# [Dataset section]
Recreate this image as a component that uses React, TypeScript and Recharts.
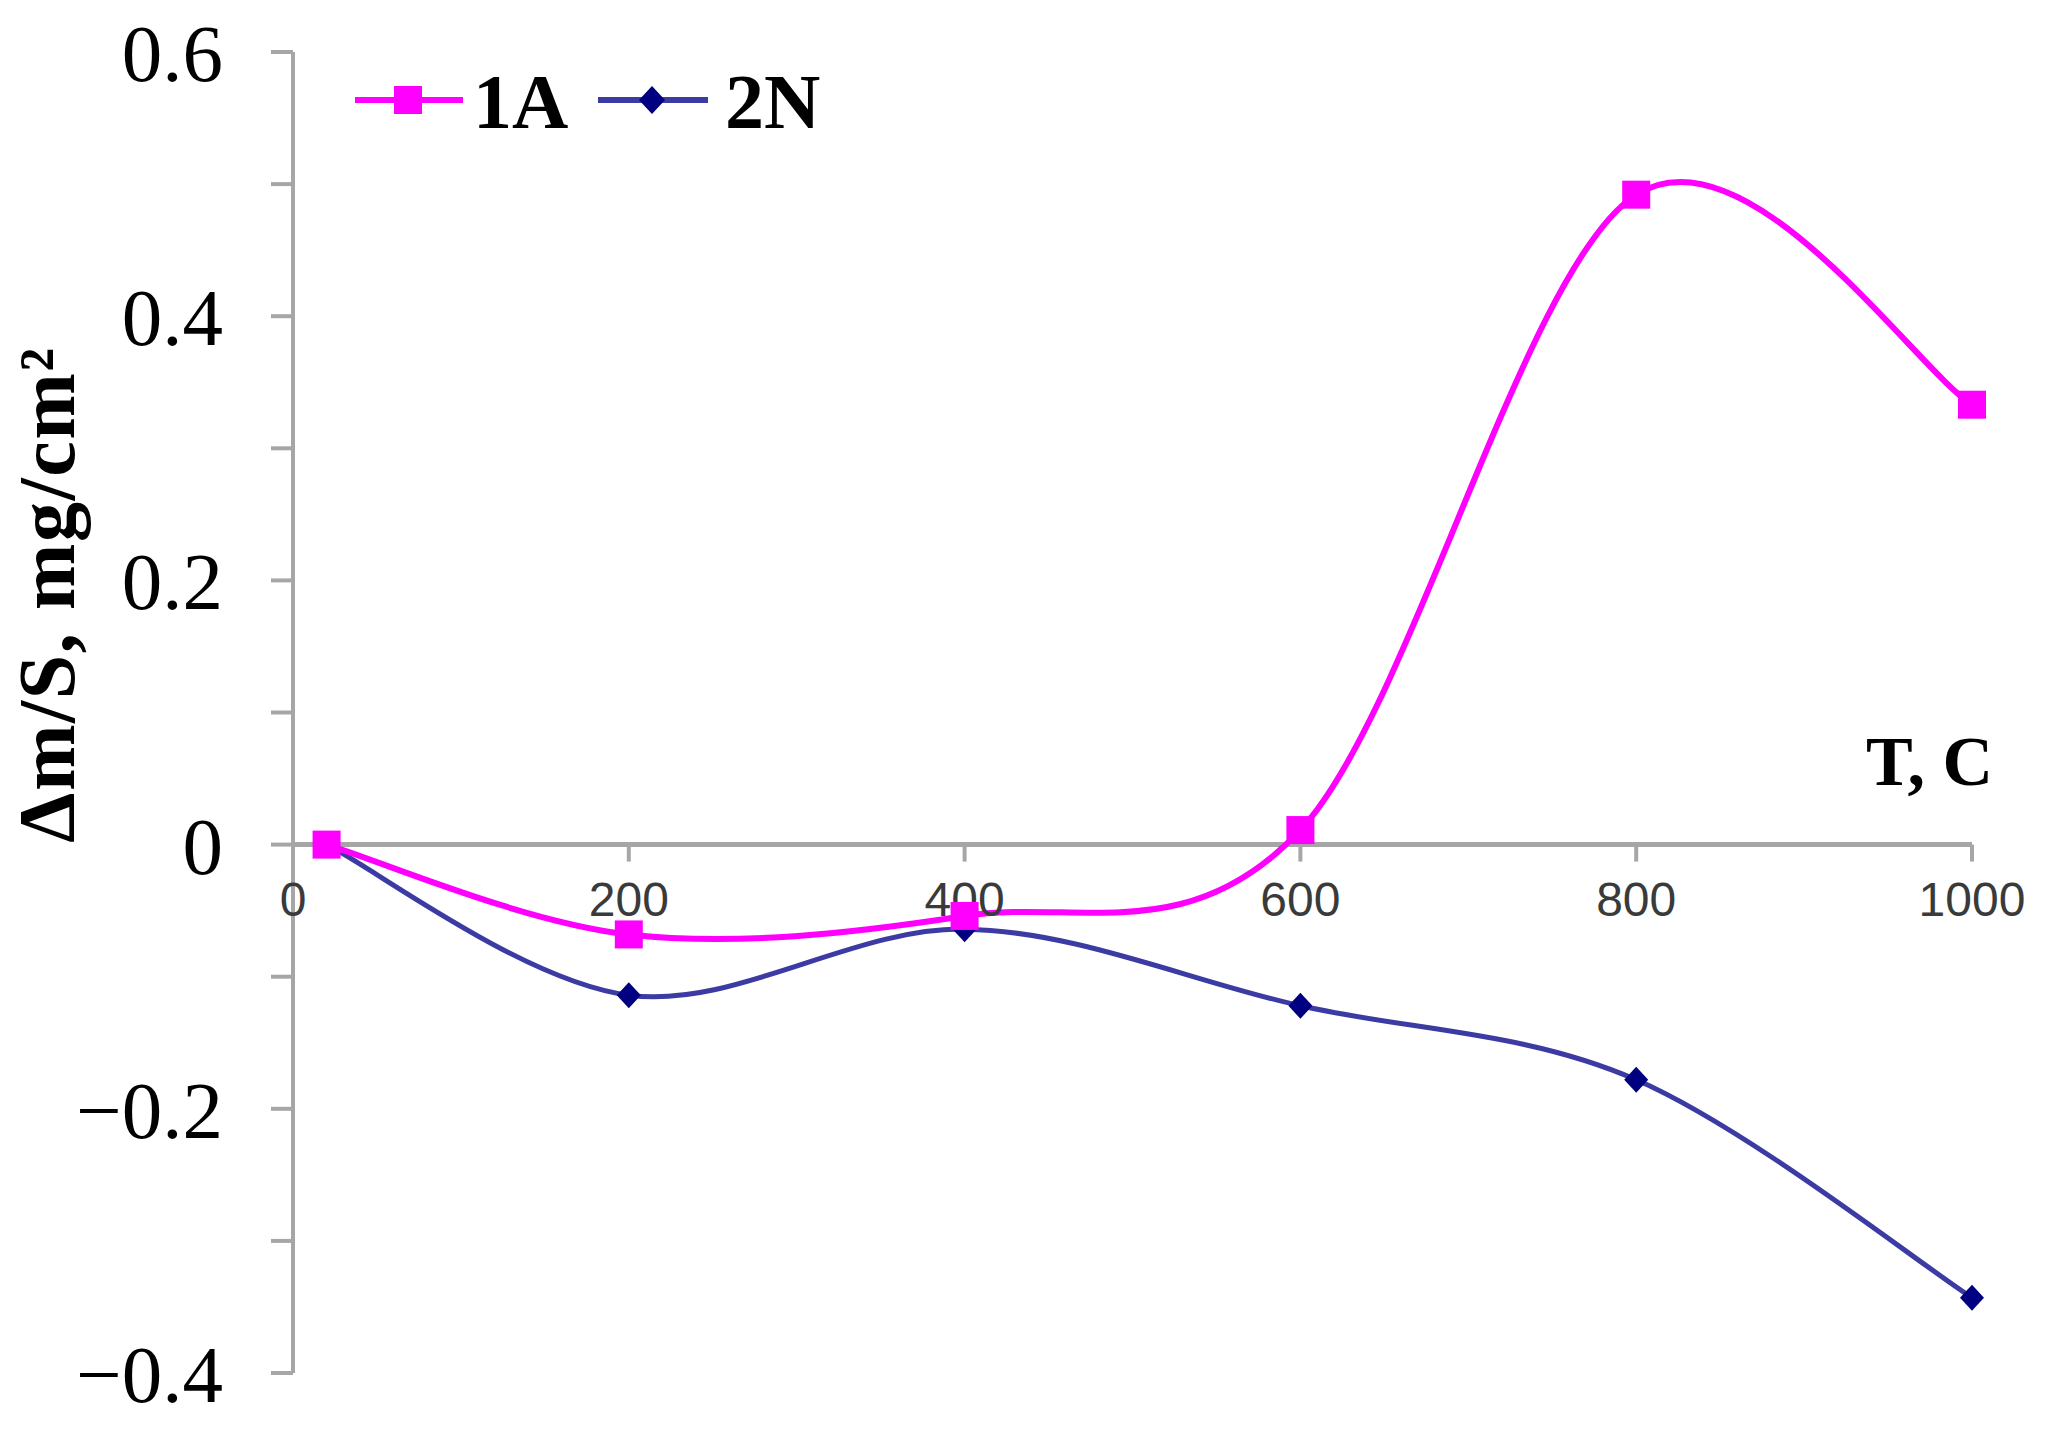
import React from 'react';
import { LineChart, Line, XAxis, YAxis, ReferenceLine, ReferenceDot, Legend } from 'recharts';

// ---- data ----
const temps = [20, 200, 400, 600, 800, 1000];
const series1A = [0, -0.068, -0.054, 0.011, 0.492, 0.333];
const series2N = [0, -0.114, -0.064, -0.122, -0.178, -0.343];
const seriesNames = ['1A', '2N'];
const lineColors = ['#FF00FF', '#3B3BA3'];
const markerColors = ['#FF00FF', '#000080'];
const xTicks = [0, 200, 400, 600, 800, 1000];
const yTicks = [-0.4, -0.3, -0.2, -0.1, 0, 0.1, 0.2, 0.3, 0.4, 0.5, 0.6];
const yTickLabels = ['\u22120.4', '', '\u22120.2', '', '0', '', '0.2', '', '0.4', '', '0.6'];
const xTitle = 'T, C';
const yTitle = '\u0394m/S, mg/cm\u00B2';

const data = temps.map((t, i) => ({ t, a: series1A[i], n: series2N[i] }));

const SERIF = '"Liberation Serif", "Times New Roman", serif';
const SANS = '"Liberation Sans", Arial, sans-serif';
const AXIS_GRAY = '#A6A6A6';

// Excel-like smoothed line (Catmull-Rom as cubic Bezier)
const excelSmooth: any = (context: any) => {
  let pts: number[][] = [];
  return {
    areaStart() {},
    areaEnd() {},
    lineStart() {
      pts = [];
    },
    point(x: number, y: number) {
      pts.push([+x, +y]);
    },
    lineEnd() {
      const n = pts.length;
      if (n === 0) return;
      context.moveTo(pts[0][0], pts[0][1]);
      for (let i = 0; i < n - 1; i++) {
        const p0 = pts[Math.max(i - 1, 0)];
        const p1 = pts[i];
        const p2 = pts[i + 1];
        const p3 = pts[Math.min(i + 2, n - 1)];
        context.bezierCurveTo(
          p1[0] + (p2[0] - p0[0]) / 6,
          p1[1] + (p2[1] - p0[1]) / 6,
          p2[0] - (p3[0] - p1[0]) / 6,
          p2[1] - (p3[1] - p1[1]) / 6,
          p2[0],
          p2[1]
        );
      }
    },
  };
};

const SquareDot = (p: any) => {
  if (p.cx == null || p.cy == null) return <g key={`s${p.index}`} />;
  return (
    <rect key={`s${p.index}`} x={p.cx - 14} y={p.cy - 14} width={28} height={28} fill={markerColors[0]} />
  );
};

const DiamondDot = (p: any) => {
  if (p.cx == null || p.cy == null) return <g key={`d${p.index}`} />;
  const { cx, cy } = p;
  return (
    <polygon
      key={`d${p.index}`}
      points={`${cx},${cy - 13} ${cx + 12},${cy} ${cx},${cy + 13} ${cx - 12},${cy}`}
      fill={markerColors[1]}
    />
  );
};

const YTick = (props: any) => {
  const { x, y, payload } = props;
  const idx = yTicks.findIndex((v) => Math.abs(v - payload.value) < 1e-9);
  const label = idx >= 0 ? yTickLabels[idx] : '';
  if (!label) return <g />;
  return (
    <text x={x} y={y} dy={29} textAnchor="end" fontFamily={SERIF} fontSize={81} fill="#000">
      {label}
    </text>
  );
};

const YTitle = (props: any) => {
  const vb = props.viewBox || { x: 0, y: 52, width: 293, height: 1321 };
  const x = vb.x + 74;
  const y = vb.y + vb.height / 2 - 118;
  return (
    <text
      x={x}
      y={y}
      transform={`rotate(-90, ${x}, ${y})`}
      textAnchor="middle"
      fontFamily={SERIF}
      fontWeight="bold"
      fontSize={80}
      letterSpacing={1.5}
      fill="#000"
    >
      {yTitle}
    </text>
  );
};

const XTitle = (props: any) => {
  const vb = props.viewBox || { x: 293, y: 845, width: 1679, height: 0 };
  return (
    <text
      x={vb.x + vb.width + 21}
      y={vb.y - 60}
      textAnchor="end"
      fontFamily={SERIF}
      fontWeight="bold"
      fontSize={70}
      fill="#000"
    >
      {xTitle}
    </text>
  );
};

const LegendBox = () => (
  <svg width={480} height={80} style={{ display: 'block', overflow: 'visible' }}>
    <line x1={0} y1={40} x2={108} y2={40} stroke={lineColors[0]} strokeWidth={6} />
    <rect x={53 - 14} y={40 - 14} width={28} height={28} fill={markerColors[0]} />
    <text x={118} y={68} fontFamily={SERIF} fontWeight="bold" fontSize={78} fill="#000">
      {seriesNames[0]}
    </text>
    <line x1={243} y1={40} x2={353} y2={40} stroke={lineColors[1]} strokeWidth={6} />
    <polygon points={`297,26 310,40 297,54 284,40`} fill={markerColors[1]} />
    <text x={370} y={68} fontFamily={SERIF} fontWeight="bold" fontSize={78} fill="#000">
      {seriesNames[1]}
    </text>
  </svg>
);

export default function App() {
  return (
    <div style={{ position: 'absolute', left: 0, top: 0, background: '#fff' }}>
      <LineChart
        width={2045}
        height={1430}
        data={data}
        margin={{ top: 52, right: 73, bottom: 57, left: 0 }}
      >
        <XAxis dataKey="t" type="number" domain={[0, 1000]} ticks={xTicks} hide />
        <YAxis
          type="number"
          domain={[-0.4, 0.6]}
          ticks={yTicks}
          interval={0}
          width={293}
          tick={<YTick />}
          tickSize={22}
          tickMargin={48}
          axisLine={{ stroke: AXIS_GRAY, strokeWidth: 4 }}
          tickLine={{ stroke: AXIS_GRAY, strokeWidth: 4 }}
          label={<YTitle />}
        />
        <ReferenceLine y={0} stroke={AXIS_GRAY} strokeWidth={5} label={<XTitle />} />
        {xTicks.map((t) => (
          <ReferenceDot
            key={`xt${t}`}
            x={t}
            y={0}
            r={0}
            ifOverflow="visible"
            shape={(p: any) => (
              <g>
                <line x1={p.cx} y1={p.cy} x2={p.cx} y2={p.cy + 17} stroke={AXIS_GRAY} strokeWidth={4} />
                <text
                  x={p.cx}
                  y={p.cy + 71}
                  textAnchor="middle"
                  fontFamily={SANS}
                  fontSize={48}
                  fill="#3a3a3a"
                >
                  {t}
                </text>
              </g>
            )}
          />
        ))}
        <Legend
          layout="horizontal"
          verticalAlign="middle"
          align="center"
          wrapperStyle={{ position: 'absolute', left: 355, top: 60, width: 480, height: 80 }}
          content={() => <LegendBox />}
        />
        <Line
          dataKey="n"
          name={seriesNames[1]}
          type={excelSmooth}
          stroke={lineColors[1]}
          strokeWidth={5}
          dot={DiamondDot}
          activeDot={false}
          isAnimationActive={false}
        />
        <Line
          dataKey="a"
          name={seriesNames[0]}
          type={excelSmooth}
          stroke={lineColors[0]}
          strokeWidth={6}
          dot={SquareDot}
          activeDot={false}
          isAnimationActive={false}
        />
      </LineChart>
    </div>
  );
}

# [Set task]
Repeat only the lines from the beginning of the material through the line containing "const AXIS_GRAY = '#A6A6A6';", both ends kept, leaving pictures out.

# [Reply]
Recreate this image as a component that uses React, TypeScript and Recharts.
import React from 'react';
import { LineChart, Line, XAxis, YAxis, ReferenceLine, ReferenceDot, Legend } from 'recharts';

// ---- data ----
const temps = [20, 200, 400, 600, 800, 1000];
const series1A = [0, -0.068, -0.054, 0.011, 0.492, 0.333];
const series2N = [0, -0.114, -0.064, -0.122, -0.178, -0.343];
const seriesNames = ['1A', '2N'];
const lineColors = ['#FF00FF', '#3B3BA3'];
const markerColors = ['#FF00FF', '#000080'];
const xTicks = [0, 200, 400, 600, 800, 1000];
const yTicks = [-0.4, -0.3, -0.2, -0.1, 0, 0.1, 0.2, 0.3, 0.4, 0.5, 0.6];
const yTickLabels = ['\u22120.4', '', '\u22120.2', '', '0', '', '0.2', '', '0.4', '', '0.6'];
const xTitle = 'T, C';
const yTitle = '\u0394m/S, mg/cm\u00B2';

const data = temps.map((t, i) => ({ t, a: series1A[i], n: series2N[i] }));

const SERIF = '"Liberation Serif", "Times New Roman", serif';
const SANS = '"Liberation Sans", Arial, sans-serif';
const AXIS_GRAY = '#A6A6A6';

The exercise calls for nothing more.